Malaria is a disease posing a great economic and social burden on developing countries of the world. It imposes substantial costs to both individuals and governments, impairs productivity, leads to days of work lost and kills thousands each year.
Cost of malaria (Direct costs)
There are direct as well as indirect costs of malaria. Direct costs to patients and their family includes purchase of drugs for treating malaria at home and travel to and treatment at dispensaries and clinics.
There are indirect costs including lost days of work, absence from school, expenses for preventive measures especially before travel to zones where risk of malaria is high. Direct costs (for example, illness, treatment, premature death) have been estimated to be at least US$ 12 billion per year in the United States according to Centers for Disease Prevention and Control.
Cost of malaria (Indirect costs)
There are several cost issues to the Government as well. This includes:
- maintenance of health facilities, malaria clinics and dispensaries for diagnosis and outpatient treatment of the condition
- purchase of drugs and supplies
- public health interventions against malaria including regular sprays of insecticides and distribution of insecticide-treated bed nets
The Government also incurs costs from lost days of work with resulting loss of income, loss of opportunities for joint economic ventures and tourism. Loss is also from brain damage due to cerebral malaria, complications due to falciparum malaria requiring long term morbidity and death of an earning member in the family. The indirect costs are several times more than direct costs.
Malaria and economic development
Malaria is associated with poverty and is also a cause of poverty and a major hindrance to economic development of a country. Tropical regions around the equator including countries in Africa are worst affected.

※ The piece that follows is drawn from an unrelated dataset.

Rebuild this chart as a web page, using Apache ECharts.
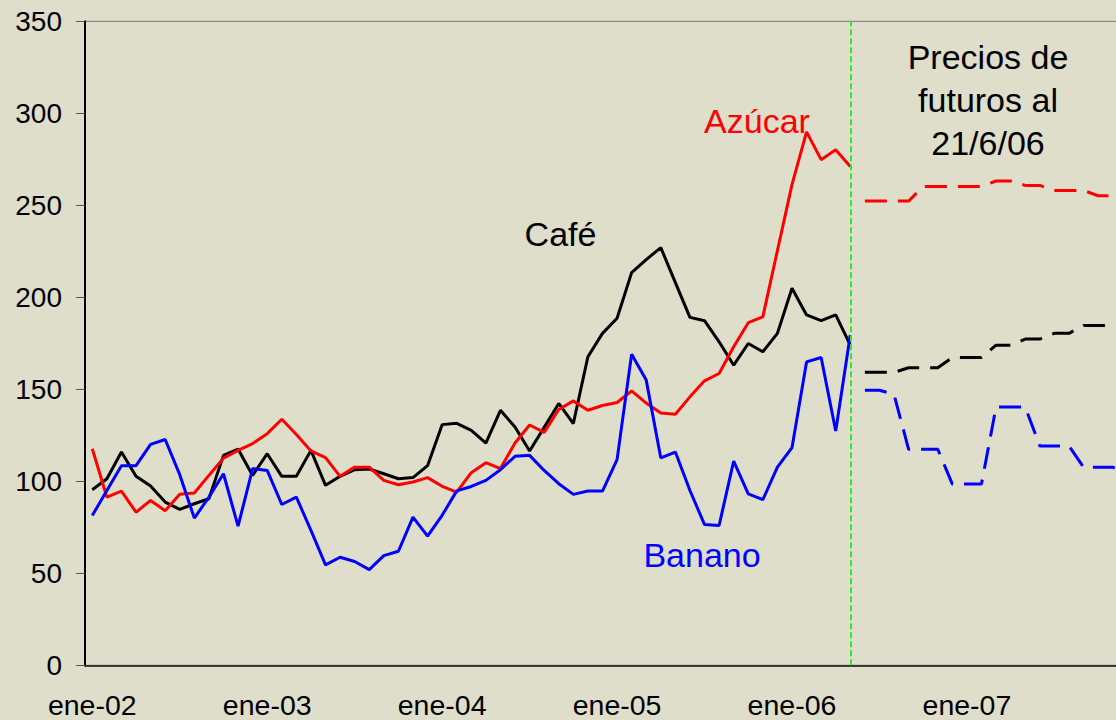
<!DOCTYPE html>
<html>
<head>
<meta charset="utf-8">
<script src="https://cdn.jsdelivr.net/npm/echarts@6/dist/echarts.min.js"></script>
<style>
html,body{margin:0;padding:0;background:#DEDECB;}
#chart{width:1116px;height:720px;}
</style>
</head>
<body>
<div id="chart"></div>
<script>
// Month names and years used to build the monthly category labels
var monthNames = ['ene','feb','mar','abr','may','jun','jul','ago','sep','oct','nov','dic'];
var yearLabels = ['02','03','04','05','06','07'];

// Historical monthly prices (ene-02 .. may-06)
var cafe = [95.4,101.4,115.9,102.7,97.4,88.7,84.7,87.8,90.5,114.1,117.5,103.2,
  115,102.7,102.7,116.8,97.8,102.7,106.3,106.7,104.1,101.4,102,108.5,
  130.8,131.5,127.7,120.8,138.6,129.5,116.5,129.3,142.3,131.4,167.7,180.4,
  188.6,213.4,220.5,227,208,189.1,187.3,175.8,163.1,174.9,170.4,180.4,
  204.9,190.4,187.3,190.4,174];
var azucar = [117.7,91.4,94.7,83.2,89.6,84,92.9,93.6,103.2,112.6,116.8,120.5,
  125.9,133.7,125.4,116.5,112.9,102.7,107.7,107.7,100.5,98.1,99.6,102,
  97.3,94.1,104.7,110.1,106.9,120.8,130.6,126.6,139,143.7,138.6,141.2,
  142.8,149.1,142.5,137.1,136.4,145.9,154.6,158.6,173.1,186.2,189.4,225.4,
  261.2,289.9,274.8,280.2,271.1];
var banano = [81.4,95,108.5,108.5,120.1,122.7,103.6,80,91.4,104.1,75.6,106.9,
  105.9,87.4,91.4,73.3,54.6,58.7,56.4,52,59.6,62,80.5,70.2,
  81.5,94.8,97.2,100.5,106.3,113.6,114.1,105.9,98.7,92.9,94.7,94.7,
  111.8,169.1,155,112.7,115.9,95,76.5,76,111,93.2,90,107.7,
  118.3,164.9,167.3,127.3,179.5];

// Futures prices as of 21/6/06 (jun-06 .. dic-07)
var azucarFut = [252.3,252.3,252.3,252.3,260.2,260.2,260.2,260.2,260.2,263.2,263.2,260.8,260.8,258.1,258.1,258.1,255.2,255.2,255.2];
var cafeFut = [159.2,159.2,159.2,161.7,161.7,161.7,167.3,167.3,167.3,174,174,177.3,177.3,180.4,180.4,184.7,184.7,184.7,184.7];
var bananoFut = [149.5,149.5,147.2,117.4,117.4,117.4,98.5,98.5,98.5,140.4,140.4,140.4,119.2,119.2,119.2,107.7,107.7,107.7,104];

var yTicks = [0,50,100,150,200,250,300,350];
var cutoffMonth = 'may-06';

var categories = [];
yearLabels.forEach(function(y){ monthNames.forEach(function(m){ categories.push(m + '-' + y); }); });

function hist(arr){ var out = arr.slice(); while(out.length < categories.length) out.push(null); return out; }
function fut(arr){ var out = []; for (var i = 0; i < categories.length - arr.length; i++) out.push(null); return out.concat(arr); }

var FONT = '"Liberation Sans", Arial, sans-serif';
var chart = echarts.init(document.getElementById('chart'), null, {renderer:'svg'});

chart.setOption({
  backgroundColor: '#DEDECB',
  animation: false,
  grid: {left: 85, top: 21.3, width: 72 * 14.577, height: 644, outerBoundsMode: 'none', containLabel: false,
    show: true, borderColor: '#7a7a7a', borderWidth: 1, backgroundColor: 'transparent'},
  xAxis: {
    type: 'category', data: categories, boundaryGap: true,
    axisLine: {lineStyle: {color: '#111', width: 1.5}},
    axisTick: {interval: 11, length: 8, lineStyle: {color: '#555', width: 1}},
    axisLabel: {interval: 11, fontSize: 28.5, fontFamily: FONT, color: '#000', margin: 25},
    splitLine: {show: false}
  },
  yAxis: {
    type: 'value', min: yTicks[0], max: yTicks[yTicks.length-1], interval: yTicks[1]-yTicks[0],
    axisLine: {show: true, lineStyle: {color: '#000', width: 2}},
    axisTick: {show: true, length: 9, lineStyle: {color: '#555', width: 1}},
    axisLabel: {fontSize: 28, fontFamily: FONT, color: '#000', margin: 23},
    splitLine: {show: false}
  },
  series: [
    {name: 'Azúcar', type: 'line', data: hist(azucar), showSymbol: false, symbol: 'none', lineStyle: {color: '#FF0000', width: 3}, z: 3,
      markLine: {silent: true, symbol: 'none', label: {show: false}, lineStyle: {color: '#2EE82E', width: 2, type: [6, 3]}, data: [{xAxis: cutoffMonth}]}},
    {name: 'Café', type: 'line', data: hist(cafe), showSymbol: false, symbol: 'none', lineStyle: {color: '#000000', width: 3}, z: 2},
    {name: 'Banano', type: 'line', data: hist(banano), showSymbol: false, symbol: 'none', lineStyle: {color: '#0000FF', width: 3}, z: 4},
    {name: 'Azúcar futuros', type: 'line', data: fut(azucarFut), showSymbol: false, symbol: 'none', lineStyle: {color: '#FF0000', width: 3, type: [22, 11]}},
    {name: 'Café futuros', type: 'line', data: fut(cafeFut), showSymbol: false, symbol: 'none', lineStyle: {color: '#000000', width: 3, type: [22, 11]}},
    {name: 'Banano futuros', type: 'line', data: fut(bananoFut), showSymbol: false, symbol: 'none', lineStyle: {color: '#0000FF', width: 3, type: [22, 11]}}
  ],
  graphic: [
    {type: 'text', x: 988, y: 57.2, style: {text: 'Precios de', font: '34px ' + FONT, fill: '#000', align: 'center', verticalAlign: 'middle'}},
    {type: 'text', x: 988, y: 100.2, style: {text: 'futuros al', font: '34px ' + FONT, fill: '#000', align: 'center', verticalAlign: 'middle'}},
    {type: 'text', x: 988, y: 143.2, style: {text: '21/6/06', font: '34px ' + FONT, fill: '#000', align: 'center', verticalAlign: 'middle'}},
    {type: 'text', x: 757, y: 120.9, style: {text: 'Azúcar', font: '34px ' + FONT, fill: '#FF0000', align: 'center', verticalAlign: 'middle'}},
    {type: 'text', x: 560.5, y: 233.9, style: {text: 'Café', font: '34px ' + FONT, fill: '#000', align: 'center', verticalAlign: 'middle'}},
    {type: 'text', x: 702, y: 555, style: {text: 'Banano', font: '34px ' + FONT, fill: '#0000FF', align: 'center', verticalAlign: 'middle'}}
  ]
});
</script>
</body>
</html>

During the late 19th and early 20th centuries, malaria was the major factor in the slow economic development of the American southern states.
For example, a comparison of average per capita GDP in 1995, adjusted for parity of purchasing power, between countries with malaria and countries without malaria gives a fivefold difference ($1,526 USD versus $8,268 USD).
Further countries at high risk of malaria show an average rise of average per capita GDP between 1965 and 1990 of only 0.4% per year, compared to 2.4% per year in other countries. Malawi, for example, spends 32% of their annual income on malaria compared with the 4% of household incomes from low-to-high groups. In Africa malaria costs $12 billion USD every year.